■ INFORMATION SUPPLIED ■
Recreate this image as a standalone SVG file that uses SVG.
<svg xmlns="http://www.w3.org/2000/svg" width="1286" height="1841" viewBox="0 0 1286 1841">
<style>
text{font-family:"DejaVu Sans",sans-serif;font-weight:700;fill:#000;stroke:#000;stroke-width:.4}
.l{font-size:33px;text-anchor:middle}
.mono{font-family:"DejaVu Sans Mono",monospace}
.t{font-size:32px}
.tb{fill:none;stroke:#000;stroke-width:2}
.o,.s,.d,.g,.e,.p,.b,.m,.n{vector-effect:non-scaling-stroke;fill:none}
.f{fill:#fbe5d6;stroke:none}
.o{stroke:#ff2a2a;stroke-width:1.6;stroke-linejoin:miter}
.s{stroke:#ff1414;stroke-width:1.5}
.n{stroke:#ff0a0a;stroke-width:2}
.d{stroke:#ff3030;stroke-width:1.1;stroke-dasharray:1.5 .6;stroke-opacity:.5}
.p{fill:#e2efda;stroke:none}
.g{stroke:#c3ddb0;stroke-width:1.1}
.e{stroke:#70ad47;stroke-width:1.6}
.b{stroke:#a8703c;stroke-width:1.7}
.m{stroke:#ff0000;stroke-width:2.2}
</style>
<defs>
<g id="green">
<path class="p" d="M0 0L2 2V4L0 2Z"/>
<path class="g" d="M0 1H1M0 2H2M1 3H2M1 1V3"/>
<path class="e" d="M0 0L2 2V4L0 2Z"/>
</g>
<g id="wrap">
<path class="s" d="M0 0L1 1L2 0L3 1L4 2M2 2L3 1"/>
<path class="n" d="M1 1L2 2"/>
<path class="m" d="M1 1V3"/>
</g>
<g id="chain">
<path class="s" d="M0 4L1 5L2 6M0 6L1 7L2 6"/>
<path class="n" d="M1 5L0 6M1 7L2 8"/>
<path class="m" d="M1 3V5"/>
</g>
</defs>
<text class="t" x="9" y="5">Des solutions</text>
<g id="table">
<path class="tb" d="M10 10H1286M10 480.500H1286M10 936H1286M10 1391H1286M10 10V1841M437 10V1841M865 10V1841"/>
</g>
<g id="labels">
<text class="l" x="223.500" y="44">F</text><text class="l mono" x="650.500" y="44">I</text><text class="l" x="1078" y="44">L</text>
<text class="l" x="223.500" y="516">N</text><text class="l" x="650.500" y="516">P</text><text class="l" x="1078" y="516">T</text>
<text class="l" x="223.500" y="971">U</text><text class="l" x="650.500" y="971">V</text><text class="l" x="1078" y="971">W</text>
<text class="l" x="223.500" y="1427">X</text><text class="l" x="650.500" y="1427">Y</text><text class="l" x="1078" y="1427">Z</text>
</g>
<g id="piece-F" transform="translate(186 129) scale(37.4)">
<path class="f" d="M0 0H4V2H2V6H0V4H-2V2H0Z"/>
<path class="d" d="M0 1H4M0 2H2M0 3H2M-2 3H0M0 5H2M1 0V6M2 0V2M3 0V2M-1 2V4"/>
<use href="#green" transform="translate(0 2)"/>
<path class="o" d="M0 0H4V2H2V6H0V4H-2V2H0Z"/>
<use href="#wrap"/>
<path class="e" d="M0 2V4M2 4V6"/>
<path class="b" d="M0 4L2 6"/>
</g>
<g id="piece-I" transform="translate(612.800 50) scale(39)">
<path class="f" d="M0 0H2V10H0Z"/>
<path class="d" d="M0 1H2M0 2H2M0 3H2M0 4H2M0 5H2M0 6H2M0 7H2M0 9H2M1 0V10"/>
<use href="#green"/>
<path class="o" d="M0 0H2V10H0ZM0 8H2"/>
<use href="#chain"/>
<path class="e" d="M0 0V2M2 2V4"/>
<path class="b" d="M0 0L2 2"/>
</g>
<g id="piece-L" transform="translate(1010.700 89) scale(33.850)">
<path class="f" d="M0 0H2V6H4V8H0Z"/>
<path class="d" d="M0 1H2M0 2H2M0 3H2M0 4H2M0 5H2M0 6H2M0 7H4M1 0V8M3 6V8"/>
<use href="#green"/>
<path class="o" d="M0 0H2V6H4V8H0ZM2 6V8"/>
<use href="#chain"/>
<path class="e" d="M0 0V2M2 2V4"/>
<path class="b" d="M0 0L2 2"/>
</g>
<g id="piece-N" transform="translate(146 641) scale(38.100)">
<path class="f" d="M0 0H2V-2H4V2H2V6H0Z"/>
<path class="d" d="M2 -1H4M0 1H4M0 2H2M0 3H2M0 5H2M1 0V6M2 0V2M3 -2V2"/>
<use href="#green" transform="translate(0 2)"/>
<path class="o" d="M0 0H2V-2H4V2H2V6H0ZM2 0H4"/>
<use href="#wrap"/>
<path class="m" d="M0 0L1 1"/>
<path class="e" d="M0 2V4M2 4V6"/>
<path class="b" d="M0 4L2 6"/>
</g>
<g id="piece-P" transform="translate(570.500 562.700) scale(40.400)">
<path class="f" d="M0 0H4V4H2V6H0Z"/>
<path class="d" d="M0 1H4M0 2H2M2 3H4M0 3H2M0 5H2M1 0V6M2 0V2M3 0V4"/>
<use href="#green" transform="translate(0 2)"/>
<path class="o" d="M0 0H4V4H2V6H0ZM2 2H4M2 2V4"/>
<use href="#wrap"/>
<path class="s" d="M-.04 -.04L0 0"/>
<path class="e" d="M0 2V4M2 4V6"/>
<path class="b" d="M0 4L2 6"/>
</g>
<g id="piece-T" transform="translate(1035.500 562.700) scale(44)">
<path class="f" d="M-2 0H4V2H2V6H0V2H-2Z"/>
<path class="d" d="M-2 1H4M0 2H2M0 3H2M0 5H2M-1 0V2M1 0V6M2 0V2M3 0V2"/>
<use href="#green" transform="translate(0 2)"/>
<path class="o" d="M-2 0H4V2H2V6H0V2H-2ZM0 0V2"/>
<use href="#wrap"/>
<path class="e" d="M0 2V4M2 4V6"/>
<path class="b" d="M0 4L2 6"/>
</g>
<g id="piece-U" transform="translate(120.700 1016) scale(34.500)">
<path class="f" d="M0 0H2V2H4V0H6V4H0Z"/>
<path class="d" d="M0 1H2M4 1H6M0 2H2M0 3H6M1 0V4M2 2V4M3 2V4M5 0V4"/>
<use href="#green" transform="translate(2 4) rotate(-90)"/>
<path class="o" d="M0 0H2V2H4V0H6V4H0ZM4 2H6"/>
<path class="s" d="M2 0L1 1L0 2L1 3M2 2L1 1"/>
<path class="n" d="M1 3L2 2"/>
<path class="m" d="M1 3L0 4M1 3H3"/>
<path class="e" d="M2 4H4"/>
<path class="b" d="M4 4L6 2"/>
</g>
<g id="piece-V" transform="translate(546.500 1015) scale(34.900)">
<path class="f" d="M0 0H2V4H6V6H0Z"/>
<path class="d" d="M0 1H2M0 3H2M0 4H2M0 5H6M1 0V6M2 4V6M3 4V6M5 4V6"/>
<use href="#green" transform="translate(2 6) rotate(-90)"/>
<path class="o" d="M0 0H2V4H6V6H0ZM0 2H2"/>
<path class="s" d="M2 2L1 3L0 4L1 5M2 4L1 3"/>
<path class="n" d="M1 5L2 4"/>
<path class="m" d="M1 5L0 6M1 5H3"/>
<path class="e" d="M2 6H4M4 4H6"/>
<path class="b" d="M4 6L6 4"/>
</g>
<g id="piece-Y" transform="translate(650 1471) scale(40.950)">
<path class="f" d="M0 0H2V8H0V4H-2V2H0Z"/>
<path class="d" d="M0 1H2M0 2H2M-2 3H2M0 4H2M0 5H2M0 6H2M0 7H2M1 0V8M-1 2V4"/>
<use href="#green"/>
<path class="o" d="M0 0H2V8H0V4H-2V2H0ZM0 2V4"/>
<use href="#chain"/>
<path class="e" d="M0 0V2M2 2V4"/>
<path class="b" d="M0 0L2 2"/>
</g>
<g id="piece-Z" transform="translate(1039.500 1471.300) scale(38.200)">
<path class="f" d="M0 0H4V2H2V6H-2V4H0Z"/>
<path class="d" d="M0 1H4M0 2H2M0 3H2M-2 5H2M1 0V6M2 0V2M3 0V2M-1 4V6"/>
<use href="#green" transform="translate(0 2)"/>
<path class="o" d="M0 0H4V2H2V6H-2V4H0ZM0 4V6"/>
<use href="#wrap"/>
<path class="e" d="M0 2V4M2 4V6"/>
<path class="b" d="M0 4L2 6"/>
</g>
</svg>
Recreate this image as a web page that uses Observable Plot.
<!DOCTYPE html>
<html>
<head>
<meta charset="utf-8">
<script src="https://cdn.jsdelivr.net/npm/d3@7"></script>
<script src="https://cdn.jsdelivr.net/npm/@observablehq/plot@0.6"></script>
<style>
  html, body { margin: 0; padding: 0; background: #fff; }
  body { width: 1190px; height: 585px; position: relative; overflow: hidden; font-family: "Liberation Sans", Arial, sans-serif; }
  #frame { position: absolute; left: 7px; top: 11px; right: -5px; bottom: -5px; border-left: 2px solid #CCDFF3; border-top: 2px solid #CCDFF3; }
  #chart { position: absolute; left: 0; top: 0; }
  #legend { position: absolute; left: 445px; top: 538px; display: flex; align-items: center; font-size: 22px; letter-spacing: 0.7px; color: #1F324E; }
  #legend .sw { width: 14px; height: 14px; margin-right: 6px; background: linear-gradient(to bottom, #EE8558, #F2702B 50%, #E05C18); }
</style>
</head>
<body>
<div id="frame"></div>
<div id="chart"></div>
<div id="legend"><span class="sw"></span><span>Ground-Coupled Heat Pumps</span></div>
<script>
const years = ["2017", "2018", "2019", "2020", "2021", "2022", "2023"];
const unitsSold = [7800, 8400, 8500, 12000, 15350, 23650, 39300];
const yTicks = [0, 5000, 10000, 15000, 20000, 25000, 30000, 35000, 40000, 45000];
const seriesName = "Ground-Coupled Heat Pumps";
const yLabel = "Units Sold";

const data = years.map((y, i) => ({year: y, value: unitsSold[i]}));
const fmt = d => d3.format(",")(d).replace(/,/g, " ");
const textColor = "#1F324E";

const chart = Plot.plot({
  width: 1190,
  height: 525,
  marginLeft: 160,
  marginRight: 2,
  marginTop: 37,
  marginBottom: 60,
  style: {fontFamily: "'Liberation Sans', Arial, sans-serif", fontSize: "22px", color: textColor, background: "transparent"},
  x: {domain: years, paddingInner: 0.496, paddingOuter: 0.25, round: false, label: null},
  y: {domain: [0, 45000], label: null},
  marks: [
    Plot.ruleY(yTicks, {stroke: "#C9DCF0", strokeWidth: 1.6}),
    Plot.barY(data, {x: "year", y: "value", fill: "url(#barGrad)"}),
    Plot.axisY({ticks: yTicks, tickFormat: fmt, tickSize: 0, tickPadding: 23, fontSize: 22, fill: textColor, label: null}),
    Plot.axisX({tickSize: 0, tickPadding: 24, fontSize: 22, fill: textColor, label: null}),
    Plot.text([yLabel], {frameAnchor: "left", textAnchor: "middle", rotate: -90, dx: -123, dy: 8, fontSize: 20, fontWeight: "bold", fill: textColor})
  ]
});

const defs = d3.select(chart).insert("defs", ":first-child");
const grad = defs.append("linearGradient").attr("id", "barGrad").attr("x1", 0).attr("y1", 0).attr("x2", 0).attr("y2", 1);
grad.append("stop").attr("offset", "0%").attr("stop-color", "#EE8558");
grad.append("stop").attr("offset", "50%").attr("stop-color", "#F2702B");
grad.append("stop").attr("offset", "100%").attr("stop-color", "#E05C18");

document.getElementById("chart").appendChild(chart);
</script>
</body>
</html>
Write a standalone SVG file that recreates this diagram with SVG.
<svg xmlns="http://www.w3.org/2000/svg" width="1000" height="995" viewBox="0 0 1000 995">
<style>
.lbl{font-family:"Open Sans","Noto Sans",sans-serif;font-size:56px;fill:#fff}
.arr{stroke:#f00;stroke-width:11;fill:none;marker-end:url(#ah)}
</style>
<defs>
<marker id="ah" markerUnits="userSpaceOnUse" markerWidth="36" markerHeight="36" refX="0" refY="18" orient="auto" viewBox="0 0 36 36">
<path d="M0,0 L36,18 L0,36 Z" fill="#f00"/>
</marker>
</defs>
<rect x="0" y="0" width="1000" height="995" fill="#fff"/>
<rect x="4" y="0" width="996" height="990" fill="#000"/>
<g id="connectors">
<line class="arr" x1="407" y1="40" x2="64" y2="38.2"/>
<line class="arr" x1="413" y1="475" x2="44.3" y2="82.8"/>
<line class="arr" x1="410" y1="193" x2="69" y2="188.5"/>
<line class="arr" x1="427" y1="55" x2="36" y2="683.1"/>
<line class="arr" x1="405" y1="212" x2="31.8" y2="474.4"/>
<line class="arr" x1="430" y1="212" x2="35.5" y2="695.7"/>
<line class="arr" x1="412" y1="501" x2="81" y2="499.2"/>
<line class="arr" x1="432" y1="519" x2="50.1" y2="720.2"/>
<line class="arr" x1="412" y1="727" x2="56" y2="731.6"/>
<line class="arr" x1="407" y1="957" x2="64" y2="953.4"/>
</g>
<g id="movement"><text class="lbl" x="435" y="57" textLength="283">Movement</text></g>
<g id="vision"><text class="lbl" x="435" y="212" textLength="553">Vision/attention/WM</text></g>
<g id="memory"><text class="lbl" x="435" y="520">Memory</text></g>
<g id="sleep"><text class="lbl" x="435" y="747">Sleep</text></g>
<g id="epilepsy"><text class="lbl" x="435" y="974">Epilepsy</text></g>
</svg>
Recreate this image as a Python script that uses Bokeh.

■ PROBLEM DETAILS ■
Find every line containing the word "that", then give the total and nothing more.

■ EXERCISE RESPONSE ■
4